Tutte le persone seguono qualcosa o qualcuno in misura maggiore o minore. Il teaser elenca 18 cose che possiamo seguire. Sport, celebrità, carriera, successo, politica, opinioni, famiglia, amici, religione, credenze, possedimenti, fama, scienza, tecnologia, tendenze, tradizioni, social media, notizie. Seguire Gesù Cristo significa che considero tutto questo spazzatura in contrasto con la sequela di Gesù Cristo. Perché la ragione sta in questo: «Ma questo mondo sta passando con tutte le sue tentazioni.
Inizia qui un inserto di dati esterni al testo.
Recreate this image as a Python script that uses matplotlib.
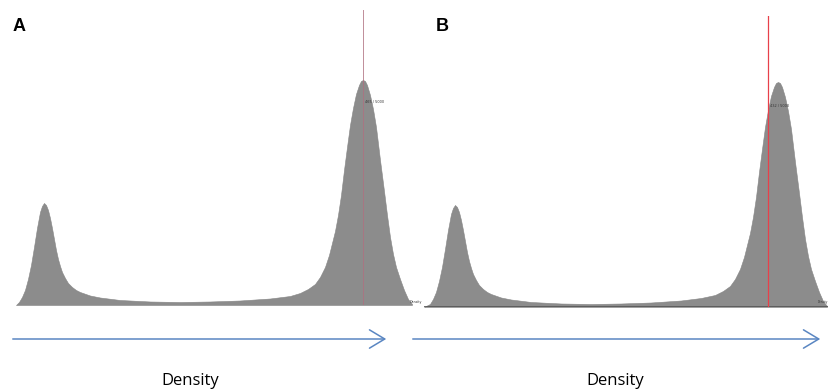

Ma chi fa la volontà di Dio vivrà in eterno». (1 Giovanni 2:17 NLB).
Vorrei concludere il sermone di oggi con il testo del teaser. A cosa stai pensando? Chi o cosa stai seguendo? Gesù è nella tua lista? Ha la tua attenzione? Influenza il tuo essere e il tuo fare? Lascia che il tuo cuore prenda fuoco da colui che ti dice: seguimi!
Possibili domande per il piccolo gruppo
Leggi il testo biblico: Ebrei 11:23–27, Ebrei 11:1
- Che cosa significa per te la fede? Corrisponde alla descrizione della fede in Ebrei 11:1?
- Cosa trovi difficile nella descrizione della fede in Ebrei 11:1? Dove ti trovi in difficoltà con questa definizione?
- Il peggio del discepolato (la sofferenza) pesò a Mosè più del meglio del mondo (le ricchezze)! Sei d’accordo con questa affermazione? Dove no e perché? Di cosa hai paura?
- Qual è la ricompensa su cui Mosè contava?
- Mosè andò avanti con fermezza perché teneva gli occhi ben fissi su Dio. Cosa ti aiuterebbe a fare lo stesso?
- Rispondi alle domande del teaser: cosa ti passa per la testa? Chi o cosa segui? Gesù è nella tua lista? Ha la tua attenzione? Influenza il tuo essere e il tuo fare?